Goal of the exercise: Transcribe the material below exactly as it appears.

[Source code of charts]
···
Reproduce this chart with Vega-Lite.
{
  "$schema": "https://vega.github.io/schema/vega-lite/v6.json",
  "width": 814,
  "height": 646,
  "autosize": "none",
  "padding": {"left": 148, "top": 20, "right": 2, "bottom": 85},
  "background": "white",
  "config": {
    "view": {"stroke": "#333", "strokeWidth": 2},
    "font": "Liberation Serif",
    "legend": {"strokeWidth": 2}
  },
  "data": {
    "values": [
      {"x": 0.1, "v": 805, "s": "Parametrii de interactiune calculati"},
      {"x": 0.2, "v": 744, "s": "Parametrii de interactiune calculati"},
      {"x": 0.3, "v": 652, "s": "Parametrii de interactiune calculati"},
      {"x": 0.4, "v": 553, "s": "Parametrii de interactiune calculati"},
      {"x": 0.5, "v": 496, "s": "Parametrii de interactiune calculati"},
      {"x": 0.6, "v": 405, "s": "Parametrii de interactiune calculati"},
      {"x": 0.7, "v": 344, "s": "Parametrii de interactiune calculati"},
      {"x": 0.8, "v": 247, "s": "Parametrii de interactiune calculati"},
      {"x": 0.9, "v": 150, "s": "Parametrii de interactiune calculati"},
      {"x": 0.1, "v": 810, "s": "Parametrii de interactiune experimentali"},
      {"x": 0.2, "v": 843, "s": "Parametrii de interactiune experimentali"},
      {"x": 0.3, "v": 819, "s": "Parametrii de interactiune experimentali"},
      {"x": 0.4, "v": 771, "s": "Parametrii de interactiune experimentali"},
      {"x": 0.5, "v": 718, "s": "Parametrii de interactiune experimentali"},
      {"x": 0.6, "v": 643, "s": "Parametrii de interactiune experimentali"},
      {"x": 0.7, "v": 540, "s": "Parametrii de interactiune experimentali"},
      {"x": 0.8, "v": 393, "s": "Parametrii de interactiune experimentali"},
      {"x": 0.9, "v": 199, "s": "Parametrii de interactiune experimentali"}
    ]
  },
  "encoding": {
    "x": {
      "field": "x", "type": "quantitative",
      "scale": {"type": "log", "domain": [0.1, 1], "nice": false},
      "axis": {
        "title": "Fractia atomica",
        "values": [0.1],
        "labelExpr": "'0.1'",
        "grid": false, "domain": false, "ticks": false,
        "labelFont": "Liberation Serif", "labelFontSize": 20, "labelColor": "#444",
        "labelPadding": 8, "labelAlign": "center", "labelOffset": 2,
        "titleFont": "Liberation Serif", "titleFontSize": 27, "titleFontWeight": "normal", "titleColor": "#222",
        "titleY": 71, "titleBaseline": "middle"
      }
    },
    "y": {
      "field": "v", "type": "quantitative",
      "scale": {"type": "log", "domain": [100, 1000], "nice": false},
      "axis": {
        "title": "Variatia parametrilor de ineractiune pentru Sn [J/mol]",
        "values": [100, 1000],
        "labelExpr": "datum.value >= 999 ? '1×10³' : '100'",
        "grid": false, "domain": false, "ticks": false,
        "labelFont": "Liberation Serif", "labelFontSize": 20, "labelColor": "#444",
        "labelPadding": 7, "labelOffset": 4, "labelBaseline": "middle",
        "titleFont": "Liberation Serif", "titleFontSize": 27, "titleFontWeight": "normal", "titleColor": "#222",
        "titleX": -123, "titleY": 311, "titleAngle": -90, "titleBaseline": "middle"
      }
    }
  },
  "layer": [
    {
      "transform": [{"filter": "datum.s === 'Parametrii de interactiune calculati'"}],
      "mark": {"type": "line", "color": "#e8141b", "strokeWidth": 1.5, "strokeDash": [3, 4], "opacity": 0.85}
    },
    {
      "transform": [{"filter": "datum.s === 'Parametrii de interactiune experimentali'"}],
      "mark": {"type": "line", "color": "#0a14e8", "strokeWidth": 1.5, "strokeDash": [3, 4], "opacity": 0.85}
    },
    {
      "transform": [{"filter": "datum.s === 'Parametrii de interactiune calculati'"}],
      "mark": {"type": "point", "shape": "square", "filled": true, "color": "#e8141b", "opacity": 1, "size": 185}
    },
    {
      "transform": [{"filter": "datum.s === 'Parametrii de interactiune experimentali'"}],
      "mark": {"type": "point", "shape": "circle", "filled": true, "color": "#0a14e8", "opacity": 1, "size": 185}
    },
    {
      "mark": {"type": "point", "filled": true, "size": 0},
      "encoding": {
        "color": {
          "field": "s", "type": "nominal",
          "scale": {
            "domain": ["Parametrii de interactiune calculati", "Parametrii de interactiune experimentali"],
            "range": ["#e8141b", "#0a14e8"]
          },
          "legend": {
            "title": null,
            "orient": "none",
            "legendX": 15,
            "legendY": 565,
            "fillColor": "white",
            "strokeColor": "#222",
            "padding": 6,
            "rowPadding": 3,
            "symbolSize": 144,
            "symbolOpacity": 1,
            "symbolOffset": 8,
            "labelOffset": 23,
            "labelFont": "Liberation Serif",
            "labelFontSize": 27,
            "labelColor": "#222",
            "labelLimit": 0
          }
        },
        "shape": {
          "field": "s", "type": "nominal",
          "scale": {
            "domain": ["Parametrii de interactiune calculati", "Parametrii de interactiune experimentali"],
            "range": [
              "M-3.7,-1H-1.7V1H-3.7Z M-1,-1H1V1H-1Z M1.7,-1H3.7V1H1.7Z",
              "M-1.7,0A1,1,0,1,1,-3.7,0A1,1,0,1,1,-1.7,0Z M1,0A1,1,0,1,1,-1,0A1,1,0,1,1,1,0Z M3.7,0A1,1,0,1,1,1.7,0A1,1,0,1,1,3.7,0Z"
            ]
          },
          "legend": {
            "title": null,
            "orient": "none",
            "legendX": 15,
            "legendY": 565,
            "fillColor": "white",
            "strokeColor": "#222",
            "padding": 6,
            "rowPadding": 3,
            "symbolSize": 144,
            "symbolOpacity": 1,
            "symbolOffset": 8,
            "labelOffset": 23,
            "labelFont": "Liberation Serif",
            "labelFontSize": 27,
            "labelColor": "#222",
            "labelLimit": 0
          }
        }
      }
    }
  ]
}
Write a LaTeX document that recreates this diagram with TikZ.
···
In response:
Reproduce this chart with Vega-Lite.
{
  "$schema": "https://vega.github.io/schema/vega-lite/v6.json",
  "width": 814,
  "height": 646,
  "autosize": "none",
  "padding": {"left": 148, "top": 20, "right": 2, "bottom": 85},
  "background": "white",
  "config": {
    "view": {"stroke": "#333", "strokeWidth": 2},
    "font": "Liberation Serif",
    "legend": {"strokeWidth": 2}
  },
  "data": {
    "values": [
      {"x": 0.1, "v": 805, "s": "Parametrii de interactiune calculati"},
      {"x": 0.2, "v": 744, "s": "Parametrii de interactiune calculati"},
      {"x": 0.3, "v": 652, "s": "Parametrii de interactiune calculati"},
      {"x": 0.4, "v": 553, "s": "Parametrii de interactiune calculati"},
      {"x": 0.5, "v": 496, "s": "Parametrii de interactiune calculati"},
      {"x": 0.6, "v": 405, "s": "Parametrii de interactiune calculati"},
      {"x": 0.7, "v": 344, "s": "Parametrii de interactiune calculati"},
      {"x": 0.8, "v": 247, "s": "Parametrii de interactiune calculati"},
      {"x": 0.9, "v": 150, "s": "Parametrii de interactiune calculati"},
      {"x": 0.1, "v": 810, "s": "Parametrii de interactiune experimentali"},
      {"x": 0.2, "v": 843, "s": "Parametrii de interactiune experimentali"},
      {"x": 0.3, "v": 819, "s": "Parametrii de interactiune experimentali"},
      {"x": 0.4, "v": 771, "s": "Parametrii de interactiune experimentali"},
      {"x": 0.5, "v": 718, "s": "Parametrii de interactiune experimentali"},
      {"x": 0.6, "v": 643, "s": "Parametrii de interactiune experimentali"},
      {"x": 0.7, "v": 540, "s": "Parametrii de interactiune experimentali"},
      {"x": 0.8, "v": 393, "s": "Parametrii de interactiune experimentali"},
      {"x": 0.9, "v": 199, "s": "Parametrii de interactiune experimentali"}
    ]
  },
  "encoding": {
    "x": {
      "field": "x", "type": "quantitative",
      "scale": {"type": "log", "domain": [0.1, 1], "nice": false},
      "axis": {
        "title": "Fractia atomica",
        "values": [0.1],
        "labelExpr": "'0.1'",
        "grid": false, "domain": false, "ticks": false,
        "labelFont": "Liberation Serif", "labelFontSize": 20, "labelColor": "#444",
        "labelPadding": 8, "labelAlign": "center", "labelOffset": 2,
        "titleFont": "Liberation Serif", "titleFontSize": 27, "titleFontWeight": "normal", "titleColor": "#222",
        "titleY": 71, "titleBaseline": "middle"
      }
    },
    "y": {
      "field": "v", "type": "quantitative",
      "scale": {"type": "log", "domain": [100, 1000], "nice": false},
      "axis": {
        "title": "Variatia parametrilor de ineractiune pentru Sn [J/mol]",
        "values": [100, 1000],
        "labelExpr": "datum.value >= 999 ? '1×10³' : '100'",
        "grid": false, "domain": false, "ticks": false,
        "labelFont": "Liberation Serif", "labelFontSize": 20, "labelColor": "#444",
        "labelPadding": 7, "labelOffset": 4, "labelBaseline": "middle",
        "titleFont": "Liberation Serif", "titleFontSize": 27, "titleFontWeight": "normal", "titleColor": "#222",
        "titleX": -123, "titleY": 311, "titleAngle": -90, "titleBaseline": "middle"
      }
    }
  },
  "layer": [
    {
      "transform": [{"filter": "datum.s === 'Parametrii de interactiune calculati'"}],
      "mark": {"type": "line", "color": "#e8141b", "strokeWidth": 1.5, "strokeDash": [3, 4], "opacity": 0.85}
    },
    {
      "transform": [{"filter": "datum.s === 'Parametrii de interactiune experimentali'"}],
      "mark": {"type": "line", "color": "#0a14e8", "strokeWidth": 1.5, "strokeDash": [3, 4], "opacity": 0.85}
    },
    {
      "transform": [{"filter": "datum.s === 'Parametrii de interactiune calculati'"}],
      "mark": {"type": "point", "shape": "square", "filled": true, "color": "#e8141b", "opacity": 1, "size": 185}
    },
    {
      "transform": [{"filter": "datum.s === 'Parametrii de interactiune experimentali'"}],
      "mark": {"type": "point", "shape": "circle", "filled": true, "color": "#0a14e8", "opacity": 1, "size": 185}
    },
    {
      "mark": {"type": "point", "filled": true, "size": 0},
      "encoding": {
        "color": {
          "field": "s", "type": "nominal",
          "scale": {
            "domain": ["Parametrii de interactiune calculati", "Parametrii de interactiune experimentali"],
            "range": ["#e8141b", "#0a14e8"]
          },
          "legend": {
            "title": null,
            "orient": "none",
            "legendX": 15,
            "legendY": 565,
            "fillColor": "white",
            "strokeColor": "#222",
            "padding": 6,
            "rowPadding": 3,
            "symbolSize": 144,
            "symbolOpacity": 1,
            "symbolOffset": 8,
            "labelOffset": 23,
            "labelFont": "Liberation Serif",
            "labelFontSize": 27,
            "labelColor": "#222",
            "labelLimit": 0
          }
        },
        "shape": {
          "field": "s", "type": "nominal",
          "scale": {
            "domain": ["Parametrii de interactiune calculati", "Parametrii de interactiune experimentali"],
            "range": [
              "M-3.7,-1H-1.7V1H-3.7Z M-1,-1H1V1H-1Z M1.7,-1H3.7V1H1.7Z",
              "M-1.7,0A1,1,0,1,1,-3.7,0A1,1,0,1,1,-1.7,0Z M1,0A1,1,0,1,1,-1,0A1,1,0,1,1,1,0Z M3.7,0A1,1,0,1,1,1.7,0A1,1,0,1,1,3.7,0Z"
            ]
          },
          "legend": {
            "title": null,
            "orient": "none",
            "legendX": 15,
            "legendY": 565,
            "fillColor": "white",
            "strokeColor": "#222",
            "padding": 6,
            "rowPadding": 3,
            "symbolSize": 144,
            "symbolOpacity": 1,
            "symbolOffset": 8,
            "labelOffset": 23,
            "labelFont": "Liberation Serif",
            "labelFontSize": 27,
            "labelColor": "#222",
            "labelLimit": 0
          }
        }
      }
    }
  ]
}
Write a LaTeX document that recreates this diagram with TikZ.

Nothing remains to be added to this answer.